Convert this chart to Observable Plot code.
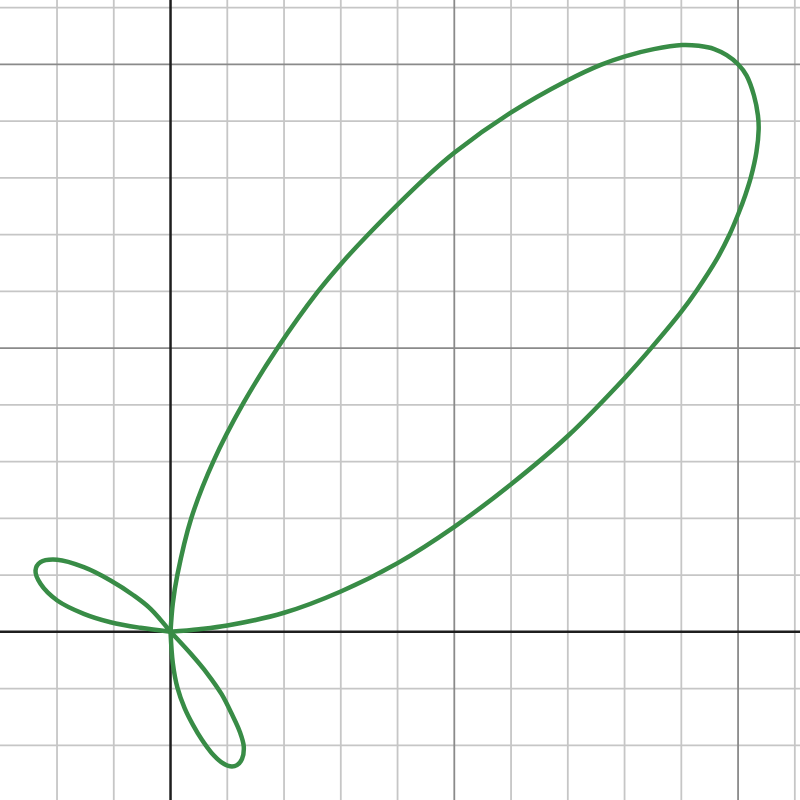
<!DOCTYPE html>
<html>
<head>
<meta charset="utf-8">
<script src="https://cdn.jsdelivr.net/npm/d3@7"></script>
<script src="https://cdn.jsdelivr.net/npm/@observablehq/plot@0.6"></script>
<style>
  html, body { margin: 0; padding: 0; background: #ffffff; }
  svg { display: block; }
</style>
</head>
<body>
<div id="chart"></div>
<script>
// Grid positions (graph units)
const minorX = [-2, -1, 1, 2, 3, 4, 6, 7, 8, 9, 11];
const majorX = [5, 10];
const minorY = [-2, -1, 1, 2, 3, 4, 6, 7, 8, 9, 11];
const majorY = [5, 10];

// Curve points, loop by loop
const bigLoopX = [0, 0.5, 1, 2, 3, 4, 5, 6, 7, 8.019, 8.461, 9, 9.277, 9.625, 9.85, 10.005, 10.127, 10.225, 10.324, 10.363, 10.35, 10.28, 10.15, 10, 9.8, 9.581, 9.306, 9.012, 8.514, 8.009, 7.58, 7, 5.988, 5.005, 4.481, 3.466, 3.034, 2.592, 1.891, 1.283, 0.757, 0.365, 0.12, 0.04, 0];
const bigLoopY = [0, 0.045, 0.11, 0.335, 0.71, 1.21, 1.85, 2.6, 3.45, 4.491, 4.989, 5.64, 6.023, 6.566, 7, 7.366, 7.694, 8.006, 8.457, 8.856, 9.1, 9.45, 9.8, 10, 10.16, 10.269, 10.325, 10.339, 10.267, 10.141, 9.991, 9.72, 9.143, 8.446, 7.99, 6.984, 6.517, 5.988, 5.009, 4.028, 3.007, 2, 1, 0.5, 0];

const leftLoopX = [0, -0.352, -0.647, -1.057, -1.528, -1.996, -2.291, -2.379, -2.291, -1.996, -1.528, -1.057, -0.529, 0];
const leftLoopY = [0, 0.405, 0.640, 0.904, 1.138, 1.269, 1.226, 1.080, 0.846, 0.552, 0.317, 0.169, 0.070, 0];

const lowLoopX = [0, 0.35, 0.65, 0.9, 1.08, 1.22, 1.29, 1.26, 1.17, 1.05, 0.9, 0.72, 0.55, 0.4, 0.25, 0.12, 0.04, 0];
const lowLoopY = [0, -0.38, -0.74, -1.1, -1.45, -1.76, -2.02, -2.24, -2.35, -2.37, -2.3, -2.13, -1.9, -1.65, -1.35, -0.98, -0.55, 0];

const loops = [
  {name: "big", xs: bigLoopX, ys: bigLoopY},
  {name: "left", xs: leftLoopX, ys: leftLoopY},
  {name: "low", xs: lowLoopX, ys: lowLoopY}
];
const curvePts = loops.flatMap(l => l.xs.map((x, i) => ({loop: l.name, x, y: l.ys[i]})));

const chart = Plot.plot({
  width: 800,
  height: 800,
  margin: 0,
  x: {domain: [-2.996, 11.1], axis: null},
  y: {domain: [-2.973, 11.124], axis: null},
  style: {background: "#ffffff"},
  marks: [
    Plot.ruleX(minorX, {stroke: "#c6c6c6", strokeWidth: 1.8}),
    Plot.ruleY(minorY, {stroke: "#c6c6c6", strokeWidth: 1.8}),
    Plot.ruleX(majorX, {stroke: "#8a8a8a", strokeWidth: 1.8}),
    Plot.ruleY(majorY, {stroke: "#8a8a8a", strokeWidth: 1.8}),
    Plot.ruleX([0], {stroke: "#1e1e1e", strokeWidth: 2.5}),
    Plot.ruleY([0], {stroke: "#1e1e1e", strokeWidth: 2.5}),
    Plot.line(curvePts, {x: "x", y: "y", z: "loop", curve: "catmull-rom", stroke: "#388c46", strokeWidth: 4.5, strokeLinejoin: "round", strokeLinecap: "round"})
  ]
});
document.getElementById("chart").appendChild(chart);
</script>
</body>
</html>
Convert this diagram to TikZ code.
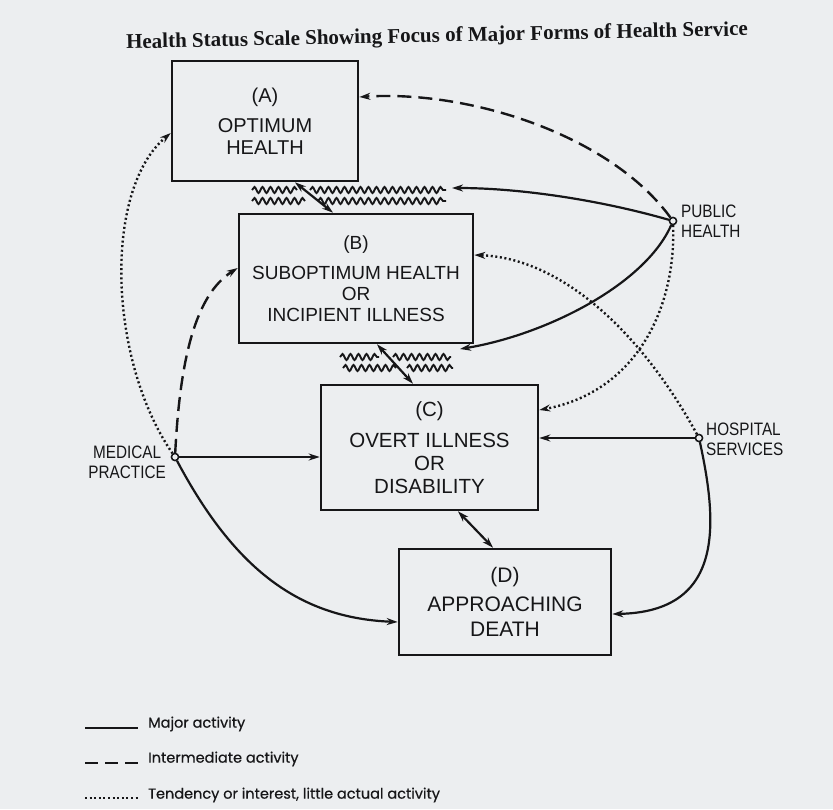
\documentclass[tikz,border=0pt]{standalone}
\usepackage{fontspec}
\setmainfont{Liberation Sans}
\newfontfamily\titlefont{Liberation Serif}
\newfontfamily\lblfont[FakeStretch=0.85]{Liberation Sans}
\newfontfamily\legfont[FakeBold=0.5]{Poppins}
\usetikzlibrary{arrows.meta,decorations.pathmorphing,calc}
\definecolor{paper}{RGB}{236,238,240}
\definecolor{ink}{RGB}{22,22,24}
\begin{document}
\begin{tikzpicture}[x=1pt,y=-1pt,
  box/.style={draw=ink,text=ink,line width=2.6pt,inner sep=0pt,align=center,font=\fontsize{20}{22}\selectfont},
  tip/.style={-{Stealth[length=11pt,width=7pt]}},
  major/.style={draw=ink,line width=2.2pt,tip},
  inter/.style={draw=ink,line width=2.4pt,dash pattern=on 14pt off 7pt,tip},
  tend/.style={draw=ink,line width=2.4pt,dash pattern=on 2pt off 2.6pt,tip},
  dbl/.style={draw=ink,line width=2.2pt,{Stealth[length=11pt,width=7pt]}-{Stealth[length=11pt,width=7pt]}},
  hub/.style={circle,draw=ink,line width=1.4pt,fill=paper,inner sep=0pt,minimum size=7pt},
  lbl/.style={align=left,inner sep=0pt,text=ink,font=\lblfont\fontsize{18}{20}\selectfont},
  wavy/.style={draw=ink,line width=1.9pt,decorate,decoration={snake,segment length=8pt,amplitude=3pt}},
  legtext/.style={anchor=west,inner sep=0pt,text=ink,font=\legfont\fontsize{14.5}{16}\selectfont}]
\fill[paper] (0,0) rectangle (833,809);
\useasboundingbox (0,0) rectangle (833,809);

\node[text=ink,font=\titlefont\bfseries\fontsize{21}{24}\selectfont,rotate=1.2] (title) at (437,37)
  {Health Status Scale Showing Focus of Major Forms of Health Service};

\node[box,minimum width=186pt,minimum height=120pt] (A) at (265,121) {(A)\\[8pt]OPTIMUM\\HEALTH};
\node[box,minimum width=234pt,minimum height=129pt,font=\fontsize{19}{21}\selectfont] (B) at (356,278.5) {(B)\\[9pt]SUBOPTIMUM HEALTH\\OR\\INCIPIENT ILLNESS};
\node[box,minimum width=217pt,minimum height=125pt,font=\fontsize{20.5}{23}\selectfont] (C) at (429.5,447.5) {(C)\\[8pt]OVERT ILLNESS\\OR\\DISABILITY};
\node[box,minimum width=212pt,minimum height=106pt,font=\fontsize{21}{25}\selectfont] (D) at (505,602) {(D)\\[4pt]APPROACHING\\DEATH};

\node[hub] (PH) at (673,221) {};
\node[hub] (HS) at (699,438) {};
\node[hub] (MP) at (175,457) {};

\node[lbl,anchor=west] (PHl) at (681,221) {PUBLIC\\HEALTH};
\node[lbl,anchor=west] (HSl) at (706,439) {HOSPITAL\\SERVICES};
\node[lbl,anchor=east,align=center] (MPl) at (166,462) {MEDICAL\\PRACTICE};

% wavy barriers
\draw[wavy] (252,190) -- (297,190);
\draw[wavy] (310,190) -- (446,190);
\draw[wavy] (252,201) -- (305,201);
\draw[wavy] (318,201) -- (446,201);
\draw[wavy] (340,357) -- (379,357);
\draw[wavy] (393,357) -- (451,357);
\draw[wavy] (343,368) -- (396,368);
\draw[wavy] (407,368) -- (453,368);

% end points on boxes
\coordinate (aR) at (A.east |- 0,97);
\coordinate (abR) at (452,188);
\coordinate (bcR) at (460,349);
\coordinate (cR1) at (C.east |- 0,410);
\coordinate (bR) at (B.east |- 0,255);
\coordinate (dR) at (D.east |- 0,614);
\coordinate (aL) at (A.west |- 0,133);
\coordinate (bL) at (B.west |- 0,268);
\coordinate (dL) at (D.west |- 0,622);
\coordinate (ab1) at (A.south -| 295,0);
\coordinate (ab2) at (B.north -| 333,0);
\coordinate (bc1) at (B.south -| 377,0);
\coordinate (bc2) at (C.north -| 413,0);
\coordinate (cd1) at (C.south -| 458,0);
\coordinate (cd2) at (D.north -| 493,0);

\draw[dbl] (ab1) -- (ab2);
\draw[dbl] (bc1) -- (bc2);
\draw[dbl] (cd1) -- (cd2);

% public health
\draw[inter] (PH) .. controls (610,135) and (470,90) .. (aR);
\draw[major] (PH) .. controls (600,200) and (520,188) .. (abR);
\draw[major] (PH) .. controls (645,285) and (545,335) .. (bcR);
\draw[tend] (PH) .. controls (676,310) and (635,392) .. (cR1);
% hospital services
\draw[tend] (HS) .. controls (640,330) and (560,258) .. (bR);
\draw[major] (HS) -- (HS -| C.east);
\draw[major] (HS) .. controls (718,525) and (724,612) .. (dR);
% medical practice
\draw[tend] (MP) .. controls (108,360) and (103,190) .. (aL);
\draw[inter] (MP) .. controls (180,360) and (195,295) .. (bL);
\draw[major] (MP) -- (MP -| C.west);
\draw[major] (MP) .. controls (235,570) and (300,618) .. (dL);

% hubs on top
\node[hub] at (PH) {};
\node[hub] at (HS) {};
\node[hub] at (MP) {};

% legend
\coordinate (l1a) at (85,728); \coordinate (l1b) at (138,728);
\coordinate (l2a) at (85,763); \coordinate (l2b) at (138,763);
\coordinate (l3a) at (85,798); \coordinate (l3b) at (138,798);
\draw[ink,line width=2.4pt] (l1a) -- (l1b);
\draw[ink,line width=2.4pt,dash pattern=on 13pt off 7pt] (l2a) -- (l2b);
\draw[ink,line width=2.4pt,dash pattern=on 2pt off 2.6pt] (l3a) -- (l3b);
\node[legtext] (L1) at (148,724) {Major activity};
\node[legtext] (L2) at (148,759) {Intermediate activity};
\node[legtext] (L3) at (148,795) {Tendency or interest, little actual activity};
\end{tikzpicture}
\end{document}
● ● ●
TO DO - Select and copy every line from the records that includes the word "code".

RESULT OF THE EXERCISE -
Convert this chart to Observable Plot code.
Convert this diagram to TikZ code.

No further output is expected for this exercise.